++++ Data extract ++++

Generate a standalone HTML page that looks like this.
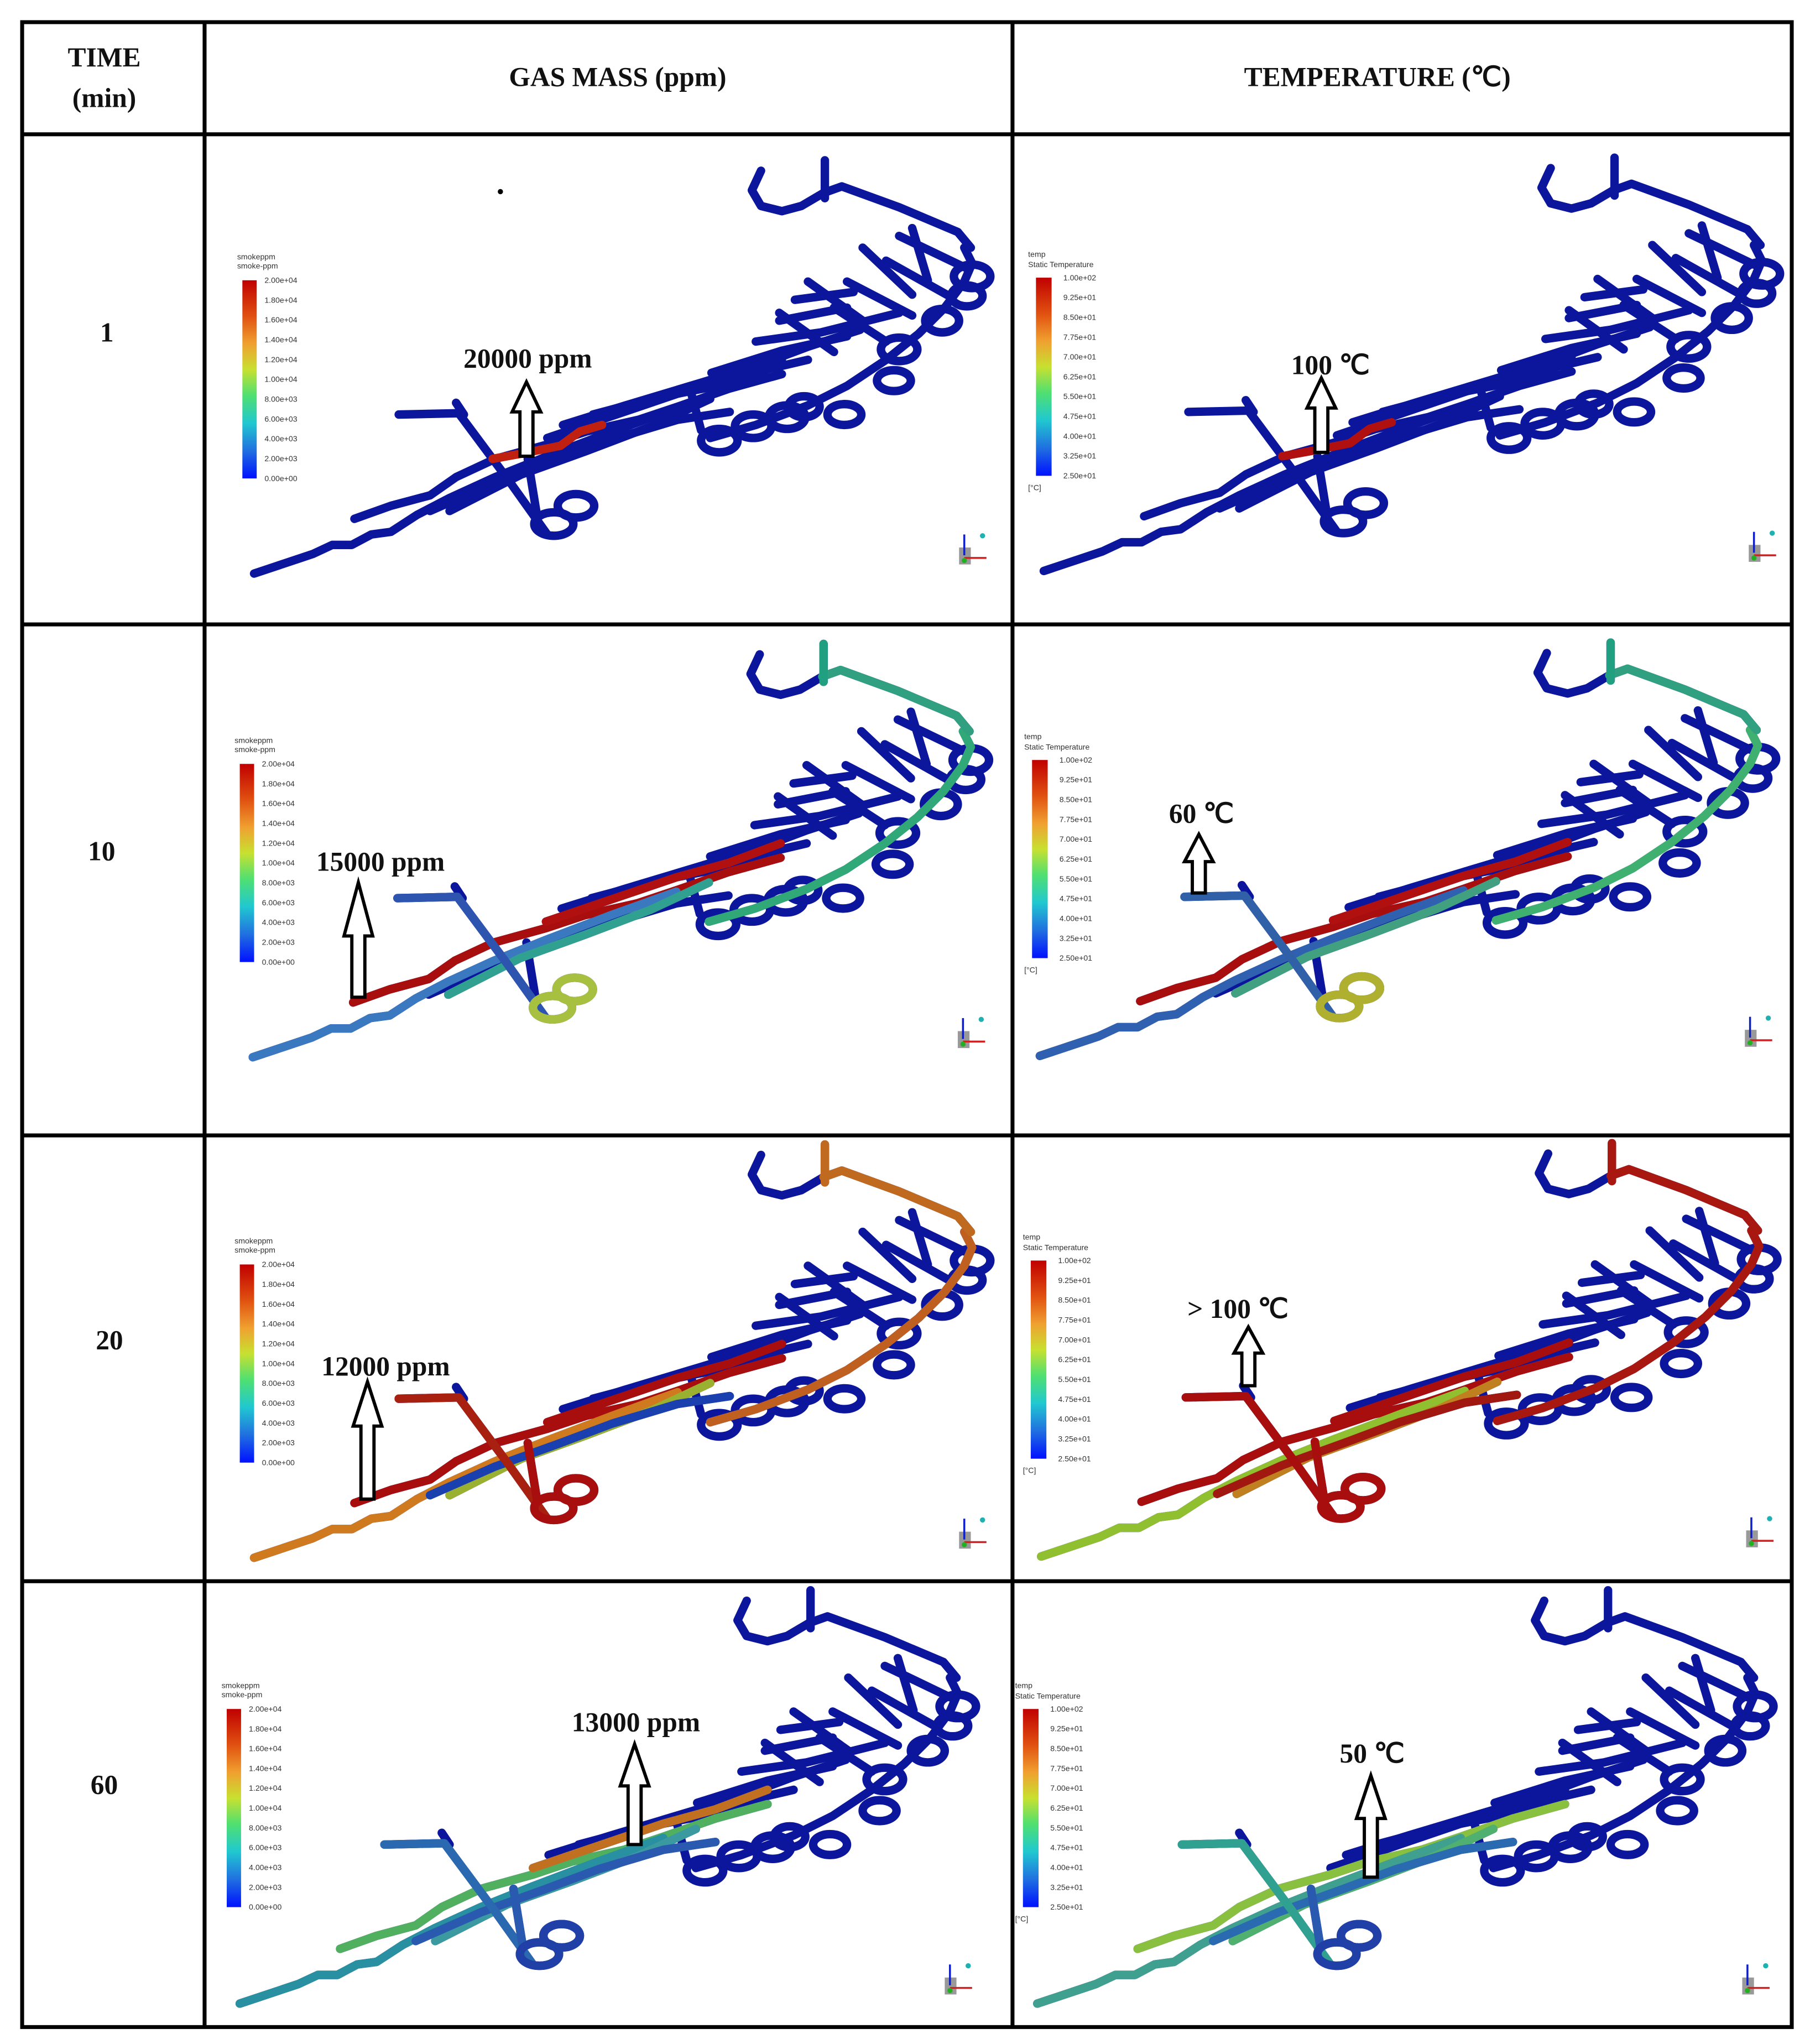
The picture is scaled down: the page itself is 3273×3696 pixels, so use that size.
<!DOCTYPE html>
<html><head><meta charset="utf-8"><style>
html,body{margin:0;padding:0;background:#fff;}
svg{display:block;}
.hd{font-family:"Liberation Serif",serif;font-weight:bold;font-size:21px;fill:#111;text-anchor:middle;}
.an{font-family:"Liberation Serif",serif;font-weight:bold;font-size:21px;fill:#111;text-anchor:middle;}
.lg{font-family:"Liberation Sans",sans-serif;font-size:6px;fill:#333;}
</style></head><body>
<svg id="fig" width="3273" height="3696" viewBox="0 0 1389 1568" preserveAspectRatio="none" xmlns="http://www.w3.org/2000/svg">
<defs>
<linearGradient id="cmap" x1="0" y1="0" x2="0" y2="1">
<stop offset="0" stop-color="#c00000"/><stop offset="0.18" stop-color="#e05010"/><stop offset="0.32" stop-color="#f0a030"/><stop offset="0.45" stop-color="#c8e030"/><stop offset="0.58" stop-color="#50e070"/><stop offset="0.72" stop-color="#20c8d0"/><stop offset="0.86" stop-color="#2070e0"/><stop offset="1" stop-color="#0010ff"/>
</linearGradient>
<path id="pTrunk" d="M195,440 L240,425 L255,418 L270,418 L285,410 L300,408 L320,395 L345,382 L380,366 L420,350 L470,331 L520,313"/>
<path id="pUpper" d="M272,398 L300,388 L330,380 L350,366 L380,352 L420,341 L450,331 L490,322 L520,312 L560,298 L600,287"/>
<path id="pMid1" d="M330,392 L380,370 L430,352 L470,337 L520,322 L560,316"/>
<path id="pMid2" d="M345,392 L400,364 L450,346 L500,327 L545,306"/>
<path id="pBranch" d="M306,318 L352,317 L390,368 L420,410"/>
<path id="pBranchTop" d="M350,309 L356,318"/>
<path id="pC1" d="M420,336 L470,319 L520,302 L560,291 L600,276"/>
<path id="pC2" d="M432,326 L480,311 L530,296 L580,281"/>
<path id="pC3" d="M455,318 L500,306 L550,296 L590,283 L620,276"/>
<path id="pC4" d="M520,299 L580,281 L620,266 L660,253"/>
<path id="pC5" d="M546,286 L600,269 L650,258"/>
<path id="pC6" d="M580,262 L630,255 L690,240"/>
<path id="pC7" d="M598,246 L650,236"/>
<path id="pC8" d="M610,230 L655,224"/>
<path id="pSpine" d="M740,190 L746,202 L740,216 L725,236 L705,256 L680,276 L650,296 L620,311 L580,326 L545,336"/>
<path id="pHook" d="M584,131 L577,146 L584,158 L600,162 L615,158 L632,148"/>
<path id="pTopR" d="M632,148 L646,143 L690,159 L735,178 L745,190"/>
<path id="pTopStem" d="M633,123 L633,152"/>
<path id="pX1" d="M690,181 L740,205"/>
<path id="pX2" d="M680,200 L730,228"/>
<path id="pX3" d="M650,216 L700,242"/>
<path id="pX4" d="M640,236 L680,262"/>
<path id="pX5" d="M700,175 L712,215"/>
<path id="pX6" d="M662,190 L700,226"/>
<path id="pX7" d="M620,216 L662,246"/>
<path id="pX8" d="M598,240 L640,270"/>
<path id="pX9" d="M530,300 L538,330"/>
<path id="pX10" d="M405,352 L412,395"/>
<path id="pHot1" d="M378,352 L400,348 L430,342 L445,331 L462,326"/>
<g id="loopsA">
<ellipse cx="425" cy="402" rx="15" ry="9"/><ellipse cx="442" cy="388" rx="14" ry="9"/>
</g>
<g id="loopsB">
<ellipse cx="552" cy="338" rx="14" ry="9"/><ellipse cx="578" cy="327" rx="14" ry="9"/>
<ellipse cx="604" cy="320" rx="14" ry="9"/><ellipse cx="617" cy="312" rx="12" ry="8"/>
<ellipse cx="690" cy="268" rx="14" ry="9"/><ellipse cx="686" cy="292" rx="13" ry="8"/>
<ellipse cx="723" cy="246" rx="13" ry="9"/><ellipse cx="746" cy="212" rx="14" ry="9"/>
<ellipse cx="742" cy="227" rx="12" ry="8"/><ellipse cx="648" cy="318" rx="13" ry="8"/>
</g>
<g id="net" fill="none" stroke-linecap="round" stroke-linejoin="round">
<use href="#pTrunk"/><use href="#pUpper"/><use href="#pMid1"/><use href="#pMid2"/><use href="#pBranch"/><use href="#pBranchTop"/>
<use href="#pC1"/><use href="#pC2"/><use href="#pC3"/><use href="#pC4"/><use href="#pC5"/><use href="#pC6"/><use href="#pC7"/><use href="#pC8"/>
<use href="#pSpine"/><use href="#pHook"/><use href="#pTopR"/><use href="#pTopStem"/>
<use href="#pX1"/><use href="#pX2"/><use href="#pX3"/><use href="#pX4"/><use href="#pX5"/><use href="#pX6"/><use href="#pX7"/><use href="#pX8"/><use href="#pX9"/><use href="#pX10"/>
<use href="#loopsA"/><use href="#loopsB"/>
</g>
<g id="triad">
<rect x="736" y="420" width="9" height="13" fill="#999"/>
<line x1="740" y1="410" x2="740" y2="426" stroke="#1020c0" stroke-width="1.5"/>
<line x1="740" y1="428" x2="757" y2="428" stroke="#d02020" stroke-width="1.5"/>
<circle cx="740" cy="430" r="2" fill="#20b020"/>
<circle cx="754" cy="411" r="2" fill="#20b0b0"/>
</g>
</defs>

<g stroke="#000" stroke-width="3" fill="none">
<rect x="17" y="17" width="1358" height="1538"/>
<line x1="157" y1="17" x2="157" y2="1555"/><line x1="777" y1="17" x2="777" y2="1555"/>
<line x1="17" y1="103" x2="1375" y2="103"/><line x1="17" y1="479" x2="1375" y2="479"/>
<line x1="17" y1="871" x2="1375" y2="871"/><line x1="17" y1="1213" x2="1375" y2="1213"/>
</g>
<text class="hd" x="80" y="51">TIME</text>
<text class="hd" x="80" y="82">(min)</text>
<text class="hd" x="474" y="66">GAS MASS (ppm)</text>
<text class="hd" x="1057" y="66">TEMPERATURE (℃)</text>
<text class="hd" x="82" y="262">1</text>
<text class="hd" x="78" y="660">10</text>
<text class="hd" x="84" y="1035">20</text>
<text class="hd" x="80" y="1376">60</text>
<circle cx="384" cy="147" r="2" fill="#000"/>

<g id="cells"></g>
<g id="legends"></g>

<g><text class="an" x="405" y="282">20000 ppm</text><polygon points="404,293 415,316 409,316 409,350 399,350 399,316 393,316" fill="#fff" stroke="#000" stroke-width="2.5"/></g>
<g><text class="an" x="1021" y="287">100 ℃</text><polygon points="1014,290 1025,313 1019,313 1019,347 1009,347 1009,313 1003,313" fill="#fff" stroke="#000" stroke-width="2.5"/></g>
<g><text class="an" x="292" y="668">15000 ppm</text><polygon points="275,677 286,718 280,718 280,765 270,765 270,718 264,718" fill="#fff" stroke="#000" stroke-width="2.5"/></g>
<g><text class="an" x="922" y="631">60 ℃</text><polygon points="920,640 931,661 925,661 925,685 915,685 915,661 909,661" fill="#fff" stroke="#000" stroke-width="2.5"/></g>
<g><text class="an" x="296" y="1055">12000 ppm</text><polygon points="282,1060 293,1094 287,1094 287,1150 277,1150 277,1094 271,1094" fill="#fff" stroke="#000" stroke-width="2.5"/></g>
<g><text class="an" x="950" y="1011">&gt; 100 ℃</text><polygon points="958,1018 969,1038 963,1038 963,1063 953,1063 953,1038 947,1038" fill="#fff" stroke="#000" stroke-width="2.5"/></g>
<g><text class="an" x="488" y="1328">13000 ppm</text><polygon points="487,1338 498,1370 492,1370 492,1415 482,1415 482,1370 476,1370" fill="#fff" stroke="#000" stroke-width="2.5"/></g>
<g><text class="an" x="1053" y="1352">50 ℃</text><polygon points="1052,1362 1063,1395 1057,1395 1057,1440 1047,1440 1047,1395 1041,1395" fill="#fff" stroke="#000" stroke-width="2.5"/></g>
</svg>
<script>
const NS = "http://www.w3.org/2000/svg";
const cellNames = ["r1-gas","r1-temp","r2-gas","r2-temp","r3-gas","r3-temp","r4-gas","r4-temp"];
const cellDx = [0,606,-1,603,0,604,-11,601];
const cellDy = [0,-2,371,370,755,754,1097,1097];
const BLUE = "#0b169c";
const overlays = [
  [["pHot1","#c02010"]],
  [["pHot1","#b01010"]],
  [["pUpper","#a80e0e"],["pTrunk","#3a78c0"],["pMid2","#30a090"],["pSpine","#30a878"],["pTopR","#30a080"],["pTopStem","#20a080"],["pC1","#b01010"],["pBranch","#2d55b0"],["loopsA","#a8c040"]],
  [["pUpper","#a80e0e"],["pTrunk","#3060b0"],["pMid2","#40a080"],["pSpine","#40b070"],["pTopR","#30a080"],["pTopStem","#20a080"],["pC1","#b01010"],["pBranch","#3060a8"],["loopsA","#b0b030"]],
  [["pUpper","#a80e0e"],["pTrunk","#d07a20"],["pMid2","#9ab030"],["pMid1","#1a40b0"],["pBranch","#a82010"],["pSpine","#c06020"],["pTopR","#c06a20"],["pTopStem","#c06a20"],["pC1","#a80e0e"],["pX10","#a80e0e"],["loopsA","#a80e0e"]],
  [["pUpper","#a80e0e"],["pTrunk","#90c030"],["pMid2","#c08020"],["pMid1","#a01810"],["pBranch","#a80e0e"],["pSpine","#a81810"],["pTopR","#a81810"],["pTopStem","#a81810"],["pC1","#a80e0e"],["pX10","#a80e0e"],["loopsA","#a80e0e"]],
  [["pUpper","#50b060"],["pTrunk","#2890a0"],["pMid2","#3a9aa0"],["pMid1","#2a5ab0"],["pBranch","#2a68b0"],["pC1","#c07020"],["pX10","#2a5ab0"],["loopsA","#2040a8"]],
  [["pUpper","#8ac040"],["pTrunk","#40a090"],["pMid2","#50b070"],["pMid1","#2a6ab0"],["pBranch","#30a090"],["pX10","#2a5ab0"],["loopsA","#2040a8"]]
];
const gasTicks = ["2.00e+04","1.80e+04","1.60e+04","1.40e+04","1.20e+04","1.00e+04","8.00e+03","6.00e+03","4.00e+03","2.00e+03","0.00e+00"];
const tempTicks = ["1.00e+02","9.25e+01","8.50e+01","7.75e+01","7.00e+01","6.25e+01","5.50e+01","4.75e+01","4.00e+01","3.25e+01","2.50e+01"];
const legDx = [0,0,-2,-3,-2,-4,-12,-10];
const legDy = [0,0,371,370,755,754,1096,1098];

const cells = document.getElementById("cells");
for (let i = 0; i < 8; i++) {
  const g = document.createElementNS(NS, "g");
  
  
  g.setAttribute("transform", "translate(" + cellDx[i] + "," + cellDy[i] + ")");
  const base = document.createElementNS(NS, "use");
  base.setAttribute("href", "#net");
  base.setAttribute("stroke", BLUE);
  base.setAttribute("stroke-width", "6.5");
  g.appendChild(base);
  overlays[i].forEach(function (o) {
    const u = document.createElementNS(NS, "use");
    
    
    u.setAttribute("href", "#" + o[0]);
    u.setAttribute("fill", "none");
    u.setAttribute("stroke", o[1]);
    u.setAttribute("stroke-width", "6.5");
    u.setAttribute("stroke-linecap", "round");
    u.setAttribute("stroke-linejoin", "round");
    g.appendChild(u);
  });
  const tr = document.createElementNS(NS, "use");
  
  
  tr.setAttribute("href", "#triad");
  g.appendChild(tr);
  cells.appendChild(g);
}

const legends = document.getElementById("legends");
function txt(parent, x, y, s, size) {
  const t = document.createElementNS(NS, "text");
  t.setAttribute("class", "lg");
  t.setAttribute("x", x);
  t.setAttribute("y", y);
  if (size) t.setAttribute("font-size", size);
  t.textContent = s;
  parent.appendChild(t);
  return t;
}
for (let i = 0; i < 8; i++) {
  const isTemp = i % 2 === 1;
  const g = document.createElementNS(NS, "g");
  
  
  g.setAttribute("transform", "translate(" + legDx[i] + "," + legDy[i] + ")");
  const bx = isTemp ? 795 : 186, by = isTemp ? 213 : 215, bw = isTemp ? 12 : 11, bh = 152;
  if (isTemp) { txt(g, 789, 197, "temp", 7); txt(g, 789, 205, "Static Temperature", 7); txt(g, 789, 376, "[°C]", 7); }
  else { txt(g, 182, 199, "smokeppm"); txt(g, 182, 206, "smoke-ppm"); }
  const r = document.createElementNS(NS, "rect");
  
  
  r.setAttribute("x", bx); r.setAttribute("y", by);
  r.setAttribute("width", bw); r.setAttribute("height", bh);
  r.setAttribute("fill", "url(#cmap)");
  g.appendChild(r);
  const ticks = isTemp ? tempTicks : gasTicks;
  ticks.forEach(function (s, k) {
    const t = txt(g, bx + bw + (isTemp ? 9 : 6), by + 2 + k * bh / (ticks.length - 1), s, isTemp ? 7 : 5.5);
    
    
  });
  legends.appendChild(g);
}
</script>
</body></html>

++++

| Task directions |
Go through the material and copy out every line with "page" in it.

| Finished task |
Generate a standalone HTML page that looks like this.
The picture is scaled down: the page itself is 3273×3696 pixels, so use that size.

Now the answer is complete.